Based on everything that follows in this story, the first option is probably the correct one, but why, then, is there even a question about his character in this moment? Is it the screenplay, based on Lisa St Aubin de Terán's novel, setting up the possibility that Will might have some darker impulses, only to drop them once the real plot takes over? Is it just an unforced error on Van der Oest's part, unintentionally imbuing the scene with a sense of quiet menace through the timing and the editing? Is it that Bang's performance simply doesn't communicate the appropriate reaction for the character in the scene?

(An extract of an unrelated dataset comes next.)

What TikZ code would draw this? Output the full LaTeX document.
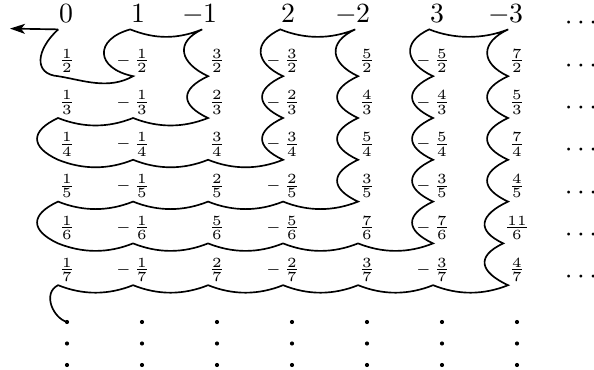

In the big picture, focusing on this isolated scene, which ultimately means nothing for the rest of the story (The wife falls but gives birth without any immediate complications), is probably pointless. It does, though, become a running concern for the rest of the movie, which speeds through, overlooks, or dismisses key elements of the characters and its plot. It happens with such consistency that relationships are often unclear, the characters' actions sometimes feel uncertain, and the story seems divided into too many threads to really determine which one is actually important.

After Will's wife Rosalind (Olga Kurylenko) gives birth to their son, she begins to suffer from what appears to be post-partum depression. Will, busy with work, notices but believes everything will be fine.

One day, after nights of sleepwalking and being convinced that her new baby's twin was stolen from the hospital, Rosalind disappears with the kids and their nanny (played by Shalisha James-Davis). Shortly after, Will receives an anonymous package, mailed from a small village in Normandy and containing an old camera case. He drives to the town from London, where he discovers his stepdaughters acting strangely, the nanny missing, and his wife locked away in a decrepit house by the shore.

Something has gone horribly wrong. Even after that, Will learns that there's a lot about his wife that she and others have kept hidden from him.

The driving force of the rest of the plot has Will determined to protect his wife, whose mental health issues are far more serious than he first imagined. The way the movie treats this as a twist and then uses it to transform Rosalind into a distressed damsel is rather unfortunate. That's especially true, considering how the dual mysteries of this story—what happened in that house and what happened to Rosalind in the past—revolve entirely around her (The character is reduced to little more than a prop by the end, to be passed around by men with their own honest or twisted ideas about saving or "saving" her).

Other characters here include Rosalind's mother (played by Alice Krige), who exists to fill in Will's gaps of knowledge about his wife, and Milton (Brian Cox), Rosalind's stepfather who wants to make sure she's taken care of financially and has the connections to keep at least one apparent crime quiet. There are others, following or being chased by Will in order to provide more information. Much of this story is ultimately a hunt for exposition.

There is a story of genuine pain and trauma at the heart of The Bay of Silence. If the movie had cared about its characters beyond just people who exist to look for and state information, that story might have mattered.